• EXERCISE: Write out the entries below exactly, starting at the first line and stopping after the line that contains "import pandas as pd"; skip all pictures.
>>>>>
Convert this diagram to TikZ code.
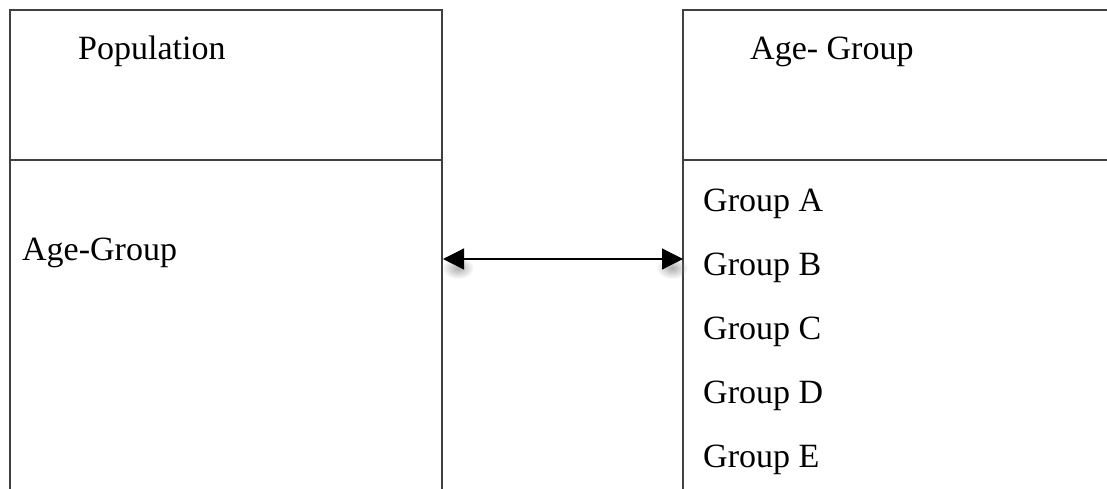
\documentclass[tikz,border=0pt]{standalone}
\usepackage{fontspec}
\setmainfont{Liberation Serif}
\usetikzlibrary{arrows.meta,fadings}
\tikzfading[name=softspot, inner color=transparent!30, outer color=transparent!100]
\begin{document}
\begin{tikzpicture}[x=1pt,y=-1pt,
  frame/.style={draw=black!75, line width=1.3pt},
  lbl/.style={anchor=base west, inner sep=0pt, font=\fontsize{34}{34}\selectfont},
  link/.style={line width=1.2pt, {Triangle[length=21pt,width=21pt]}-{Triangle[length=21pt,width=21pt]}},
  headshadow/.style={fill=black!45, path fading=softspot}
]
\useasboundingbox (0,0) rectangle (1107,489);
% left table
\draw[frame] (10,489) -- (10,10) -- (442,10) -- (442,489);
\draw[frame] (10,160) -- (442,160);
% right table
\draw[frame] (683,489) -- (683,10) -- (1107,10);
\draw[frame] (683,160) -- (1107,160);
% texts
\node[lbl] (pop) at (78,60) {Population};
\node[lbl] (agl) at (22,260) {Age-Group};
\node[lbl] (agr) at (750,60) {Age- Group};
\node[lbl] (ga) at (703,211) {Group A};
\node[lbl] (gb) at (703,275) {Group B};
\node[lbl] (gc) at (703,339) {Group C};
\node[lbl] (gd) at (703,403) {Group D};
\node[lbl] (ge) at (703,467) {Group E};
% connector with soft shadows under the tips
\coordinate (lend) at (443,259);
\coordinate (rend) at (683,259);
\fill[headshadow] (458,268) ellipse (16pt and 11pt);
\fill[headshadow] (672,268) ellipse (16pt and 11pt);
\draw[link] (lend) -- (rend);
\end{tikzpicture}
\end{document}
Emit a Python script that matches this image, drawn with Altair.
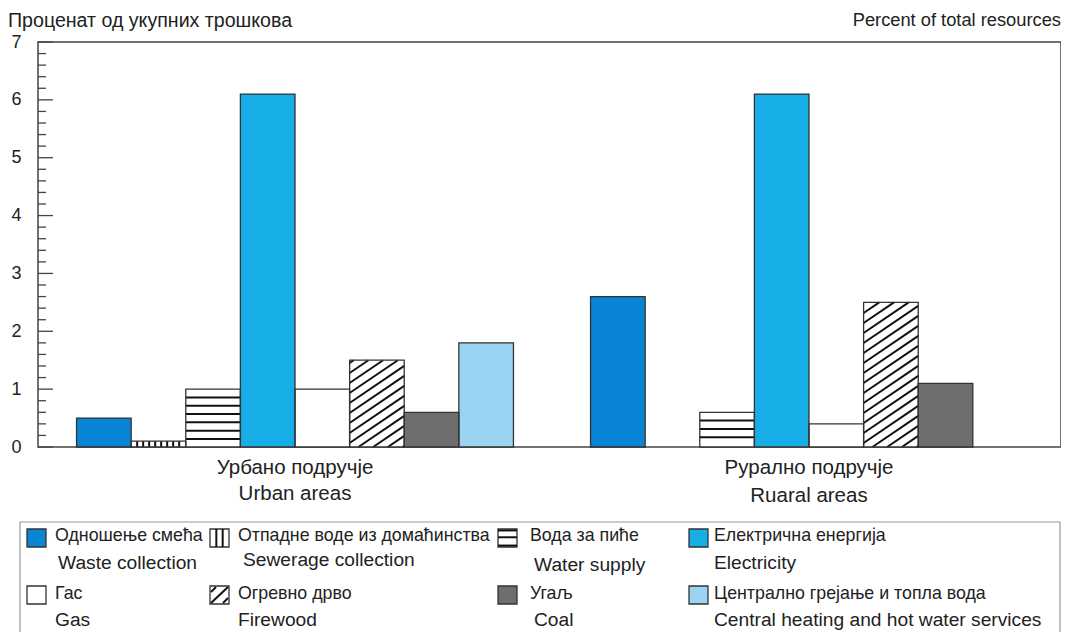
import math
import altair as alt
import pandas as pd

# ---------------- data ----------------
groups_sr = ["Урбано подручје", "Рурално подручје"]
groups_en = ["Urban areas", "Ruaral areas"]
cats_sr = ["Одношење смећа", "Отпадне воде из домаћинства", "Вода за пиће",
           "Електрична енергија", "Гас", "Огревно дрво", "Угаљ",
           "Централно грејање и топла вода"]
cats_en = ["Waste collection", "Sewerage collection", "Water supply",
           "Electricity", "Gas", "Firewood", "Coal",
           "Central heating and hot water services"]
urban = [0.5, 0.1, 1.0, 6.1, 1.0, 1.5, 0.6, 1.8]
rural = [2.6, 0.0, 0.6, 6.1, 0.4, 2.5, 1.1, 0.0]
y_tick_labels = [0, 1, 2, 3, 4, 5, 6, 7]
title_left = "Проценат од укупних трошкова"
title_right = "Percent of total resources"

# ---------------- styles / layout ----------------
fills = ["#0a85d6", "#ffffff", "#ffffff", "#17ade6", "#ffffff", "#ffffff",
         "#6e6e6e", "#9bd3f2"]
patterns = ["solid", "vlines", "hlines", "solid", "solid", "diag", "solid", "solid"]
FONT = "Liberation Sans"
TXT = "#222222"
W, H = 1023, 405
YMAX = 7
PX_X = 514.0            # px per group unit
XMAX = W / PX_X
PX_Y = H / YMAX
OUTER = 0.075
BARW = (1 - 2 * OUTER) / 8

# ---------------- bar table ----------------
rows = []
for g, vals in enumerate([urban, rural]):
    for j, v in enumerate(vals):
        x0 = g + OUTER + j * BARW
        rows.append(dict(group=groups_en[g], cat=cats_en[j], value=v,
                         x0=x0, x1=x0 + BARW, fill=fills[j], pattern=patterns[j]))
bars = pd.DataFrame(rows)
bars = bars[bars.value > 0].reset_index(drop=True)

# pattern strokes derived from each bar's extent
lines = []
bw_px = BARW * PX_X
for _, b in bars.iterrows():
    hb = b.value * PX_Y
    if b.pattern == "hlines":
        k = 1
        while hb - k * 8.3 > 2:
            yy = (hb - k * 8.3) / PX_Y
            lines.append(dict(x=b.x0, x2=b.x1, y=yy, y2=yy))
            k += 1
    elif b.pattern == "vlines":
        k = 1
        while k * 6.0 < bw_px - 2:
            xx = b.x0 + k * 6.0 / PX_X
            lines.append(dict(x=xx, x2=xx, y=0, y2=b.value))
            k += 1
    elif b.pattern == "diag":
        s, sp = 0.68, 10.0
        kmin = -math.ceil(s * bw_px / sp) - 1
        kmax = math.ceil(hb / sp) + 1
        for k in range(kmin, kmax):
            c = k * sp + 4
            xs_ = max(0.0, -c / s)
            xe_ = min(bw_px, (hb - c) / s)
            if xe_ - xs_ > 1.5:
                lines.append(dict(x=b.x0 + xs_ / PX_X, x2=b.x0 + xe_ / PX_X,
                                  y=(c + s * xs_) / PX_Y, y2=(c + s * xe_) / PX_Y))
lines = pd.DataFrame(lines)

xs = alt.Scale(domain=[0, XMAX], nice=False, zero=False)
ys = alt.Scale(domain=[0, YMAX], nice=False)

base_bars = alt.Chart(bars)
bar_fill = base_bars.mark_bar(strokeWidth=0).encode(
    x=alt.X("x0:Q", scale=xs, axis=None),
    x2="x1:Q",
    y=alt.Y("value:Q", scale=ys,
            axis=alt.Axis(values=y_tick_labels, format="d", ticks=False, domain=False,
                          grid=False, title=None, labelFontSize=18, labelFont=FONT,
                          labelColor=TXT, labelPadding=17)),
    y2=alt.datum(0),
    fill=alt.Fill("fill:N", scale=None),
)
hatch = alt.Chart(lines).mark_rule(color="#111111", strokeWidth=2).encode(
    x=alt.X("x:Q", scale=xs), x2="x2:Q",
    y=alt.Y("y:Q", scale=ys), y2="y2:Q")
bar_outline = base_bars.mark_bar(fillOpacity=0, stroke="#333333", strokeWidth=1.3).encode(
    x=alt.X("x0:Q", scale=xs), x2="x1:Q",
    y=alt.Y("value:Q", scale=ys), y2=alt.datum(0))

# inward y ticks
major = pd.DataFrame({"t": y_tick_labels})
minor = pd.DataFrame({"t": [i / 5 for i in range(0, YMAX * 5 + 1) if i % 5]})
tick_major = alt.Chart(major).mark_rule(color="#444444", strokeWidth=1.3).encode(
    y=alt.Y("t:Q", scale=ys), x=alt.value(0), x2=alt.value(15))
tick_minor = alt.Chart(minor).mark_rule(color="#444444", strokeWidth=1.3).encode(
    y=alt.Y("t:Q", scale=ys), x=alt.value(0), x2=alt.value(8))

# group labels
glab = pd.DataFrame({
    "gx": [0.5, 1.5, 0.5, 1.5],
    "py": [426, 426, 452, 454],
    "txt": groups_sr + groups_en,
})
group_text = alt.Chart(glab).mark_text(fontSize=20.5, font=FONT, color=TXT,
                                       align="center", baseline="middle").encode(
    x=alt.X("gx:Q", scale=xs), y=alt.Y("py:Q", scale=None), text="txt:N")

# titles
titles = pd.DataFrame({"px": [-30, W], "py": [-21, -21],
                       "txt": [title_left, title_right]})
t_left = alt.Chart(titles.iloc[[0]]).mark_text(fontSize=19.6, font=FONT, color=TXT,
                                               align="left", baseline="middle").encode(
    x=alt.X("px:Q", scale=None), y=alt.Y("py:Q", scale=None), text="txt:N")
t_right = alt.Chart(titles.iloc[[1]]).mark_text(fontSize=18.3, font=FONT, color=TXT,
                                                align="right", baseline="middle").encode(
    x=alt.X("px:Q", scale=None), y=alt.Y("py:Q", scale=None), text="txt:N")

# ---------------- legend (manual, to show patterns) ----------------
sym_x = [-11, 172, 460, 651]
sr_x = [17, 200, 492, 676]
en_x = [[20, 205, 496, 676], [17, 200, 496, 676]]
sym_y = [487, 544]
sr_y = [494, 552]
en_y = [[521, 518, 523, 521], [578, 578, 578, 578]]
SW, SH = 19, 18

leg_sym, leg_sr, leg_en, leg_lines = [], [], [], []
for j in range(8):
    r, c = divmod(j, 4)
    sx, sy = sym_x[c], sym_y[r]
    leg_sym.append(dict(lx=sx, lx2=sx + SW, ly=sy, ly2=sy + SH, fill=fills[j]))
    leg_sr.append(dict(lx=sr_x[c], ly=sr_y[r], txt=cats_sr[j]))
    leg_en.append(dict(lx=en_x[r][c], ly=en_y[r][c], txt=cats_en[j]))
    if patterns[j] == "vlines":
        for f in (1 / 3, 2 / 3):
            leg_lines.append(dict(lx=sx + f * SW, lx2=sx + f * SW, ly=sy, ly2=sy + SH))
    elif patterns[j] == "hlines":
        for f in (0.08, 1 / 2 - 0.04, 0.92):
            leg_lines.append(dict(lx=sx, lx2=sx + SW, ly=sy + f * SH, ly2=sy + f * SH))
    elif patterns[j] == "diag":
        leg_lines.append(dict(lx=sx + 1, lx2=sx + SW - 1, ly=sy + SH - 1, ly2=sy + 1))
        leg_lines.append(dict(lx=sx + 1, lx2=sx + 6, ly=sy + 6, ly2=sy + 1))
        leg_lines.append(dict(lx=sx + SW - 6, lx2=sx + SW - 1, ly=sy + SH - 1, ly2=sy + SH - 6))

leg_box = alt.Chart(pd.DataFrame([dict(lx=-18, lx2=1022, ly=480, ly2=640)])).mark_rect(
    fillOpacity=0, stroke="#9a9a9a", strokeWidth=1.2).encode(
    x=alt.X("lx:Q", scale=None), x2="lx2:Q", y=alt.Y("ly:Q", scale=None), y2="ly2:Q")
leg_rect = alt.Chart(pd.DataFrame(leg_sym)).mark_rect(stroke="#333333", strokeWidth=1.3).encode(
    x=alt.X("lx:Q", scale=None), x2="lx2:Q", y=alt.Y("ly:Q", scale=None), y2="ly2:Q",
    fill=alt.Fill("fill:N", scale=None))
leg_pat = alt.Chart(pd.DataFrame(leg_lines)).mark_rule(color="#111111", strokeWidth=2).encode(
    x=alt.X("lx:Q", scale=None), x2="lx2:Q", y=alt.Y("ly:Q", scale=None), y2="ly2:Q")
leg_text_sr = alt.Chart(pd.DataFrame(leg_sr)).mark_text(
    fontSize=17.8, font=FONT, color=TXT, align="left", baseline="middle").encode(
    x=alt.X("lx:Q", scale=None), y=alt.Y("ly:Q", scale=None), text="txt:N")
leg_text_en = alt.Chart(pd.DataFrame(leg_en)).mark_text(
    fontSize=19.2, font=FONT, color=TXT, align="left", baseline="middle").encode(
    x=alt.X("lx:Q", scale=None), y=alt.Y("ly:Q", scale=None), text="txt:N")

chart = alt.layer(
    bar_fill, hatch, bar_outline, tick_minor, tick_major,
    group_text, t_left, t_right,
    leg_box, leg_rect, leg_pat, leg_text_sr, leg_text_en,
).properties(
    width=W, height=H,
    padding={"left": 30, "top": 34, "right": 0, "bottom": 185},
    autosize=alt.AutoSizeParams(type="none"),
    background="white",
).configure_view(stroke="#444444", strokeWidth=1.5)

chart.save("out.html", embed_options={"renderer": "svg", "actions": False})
<<<<<
• FINISHED ANSWER:
Convert this diagram to TikZ code.
\documentclass[tikz,border=0pt]{standalone}
\usepackage{fontspec}
\setmainfont{Liberation Serif}
\usetikzlibrary{arrows.meta,fadings}
\tikzfading[name=softspot, inner color=transparent!30, outer color=transparent!100]
\begin{document}
\begin{tikzpicture}[x=1pt,y=-1pt,
  frame/.style={draw=black!75, line width=1.3pt},
  lbl/.style={anchor=base west, inner sep=0pt, font=\fontsize{34}{34}\selectfont},
  link/.style={line width=1.2pt, {Triangle[length=21pt,width=21pt]}-{Triangle[length=21pt,width=21pt]}},
  headshadow/.style={fill=black!45, path fading=softspot}
]
\useasboundingbox (0,0) rectangle (1107,489);
% left table
\draw[frame] (10,489) -- (10,10) -- (442,10) -- (442,489);
\draw[frame] (10,160) -- (442,160);
% right table
\draw[frame] (683,489) -- (683,10) -- (1107,10);
\draw[frame] (683,160) -- (1107,160);
% texts
\node[lbl] (pop) at (78,60) {Population};
\node[lbl] (agl) at (22,260) {Age-Group};
\node[lbl] (agr) at (750,60) {Age- Group};
\node[lbl] (ga) at (703,211) {Group A};
\node[lbl] (gb) at (703,275) {Group B};
\node[lbl] (gc) at (703,339) {Group C};
\node[lbl] (gd) at (703,403) {Group D};
\node[lbl] (ge) at (703,467) {Group E};
% connector with soft shadows under the tips
\coordinate (lend) at (443,259);
\coordinate (rend) at (683,259);
\fill[headshadow] (458,268) ellipse (16pt and 11pt);
\fill[headshadow] (672,268) ellipse (16pt and 11pt);
\draw[link] (lend) -- (rend);
\end{tikzpicture}
\end{document}
Emit a Python script that matches this image, drawn with Altair.
import math
import altair as alt
import pandas as pd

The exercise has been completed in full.